Hopefully everyone accepts the fundamental basis for why the Bitcoin economy would have to remain limited in size in order to have broad price stability. For this once again we go back to a limited money supply only allowing for price stability to the extent the quantity of goods traded remains the same. Without growth in the money supply, growth in the economy will lead to deflation. Deflation discourages new entrants into the market. So with the money supply fixed, price stability can only be achieved with a fixed GDP.

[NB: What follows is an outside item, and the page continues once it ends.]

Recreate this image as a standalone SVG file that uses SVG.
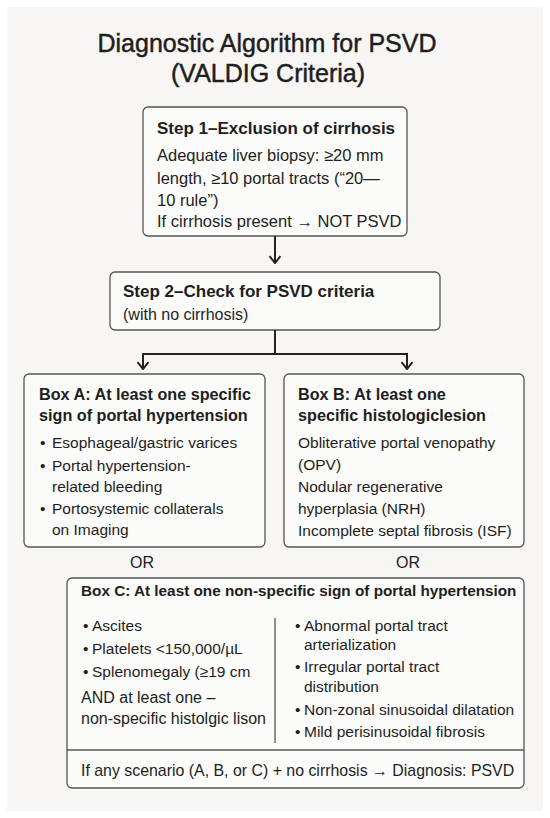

Why does that mean Bitcoin will not survive? Because there is a strong need for what Bitcoin provides, which is anonymity, near-costless transfers, the ability to transcend borders, freedom from forfeiture, etc. With the cost of entering the Bitcoin economy high because of the limited money supply, people will figure out how to take the idea and create an alternative that does not have these issues. If that occurs, then people will tend to use this new system rather than Bitcoins, and at some point the market penetration of Bitcoins will be such that their value will decline, and you will see inflation, rather than deflation, in Bitcoins until they are worthless.
Either the Bitcoin money supply needs to be able to grow with the Bitcoin economy, such that there can be price stability with growing GDP, or Bitcoin will be supplanted by a similar technology that deals with this issue and as a result Bitcoins will become worthless.